Sundance festival: London 2014

London's offshoot of Robert Redford's Sundance festival is back...

Under the Electric Sky, screening 25 & 26 April, Sundance London

Film and music is at the centre of this year’s Sundance London, the big smoke’s offshoot of the Utah film festival headed by Robert Redford. Despite its setting in the corporate hole of the O2’s Cineworld, after just two years the event has raised a great reputation for its remarkable selection of films and now finds itself at the heart of London’s movie calendar.

UK premieres of a new documentary on the rise of The Who and panels with Jarvis Cocker feature, alongside first UK showings of Frank, in which Michael Fassbender stars as the leader of an avant-garde rock group who hides himself in a papier-mâché mask. 

One highlight is Lambert & Stamp, which tells the story of two amateur filmmakers who, while researching for a subject for an underground movie, discovered Roger Daltry and Pete Townsend, later mentoring and managing the band that later became The Who. The Hollywood Reporter raved at its premiere, asking: “Is it too sweeping a statement to say Lambert & Stamp instantly earns a place in the pantheon of great music docs? Who cares, let’s just go ahead and say it.” Alongside Jarvis Cocker leads a panel on how British documentary is pushing the boundaries of music, biography and film, accompanied by the directors of the excellent Nick Cave doc and Sundance hit 20,000 Days on Earth, released later this year.

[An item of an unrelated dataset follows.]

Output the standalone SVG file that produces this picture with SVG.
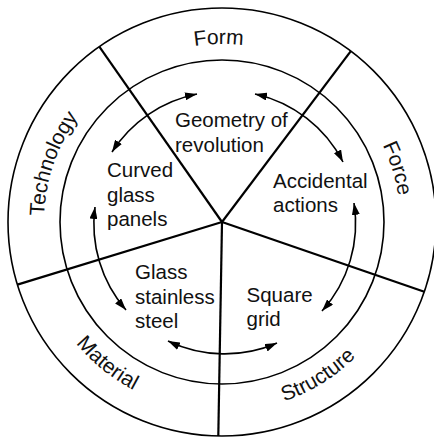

Culture Whisper have already hinted at some hits from this year’s festival in the Rockies. Bickering friends Steve Coogan and Rob Brydon reunite to play versions of themselves on a restaurant tour in The Trip to Italy , the feature-length version of the upcoming BBC2 comedy series. There's also the UK premiere of the acclaimed Blue Ruin , which took away the FIPRESCI critics prize at Cannes last year, and Sundance hosts Oscar-winning director Alex Gibney's Finding Fela , about Nigerian Afrobeat music and making a musical about its leading figure Fela Kuti.

Elsewhere, there’s The Case Against 8, a gripping documentary on the case to overturn California’s ban on same sex marriage, which won the documentary directing award at this year’s festival. And Fruitvale Station, which won the rare accolade of winning both the Grand Jury and Audience Award at 2013’s Sundance.

As part of Sundance's archive strand, a selection of films too brilliant to see on the small screen (although we at Culture Whisper would say that about any film) include Quentin Tarantino’s Reservoir Dogs, which famously caused a ruckus with the censors on its arrival in the UK, and Debra Granik’s rustic Winter’s Bone, which launched Jennifer Lawrence’s career in 2010.

As well as the feature programme, there is an extensive selection of shorts showing on the O2’s big screens. Look out for the animated short film Yearbook, which tells the melancholy, surreal and sometimes funny story of a man asked to compile the history of the human race, before the world is destroyed. 

After just two years, Sundance London is fast becoming one of the biggest cinematic events in the London calendar, and with an extensive selection of talks and events on offer, is an absolute must for film buffs in the capital. Tickets go on sale on Friday at 9am.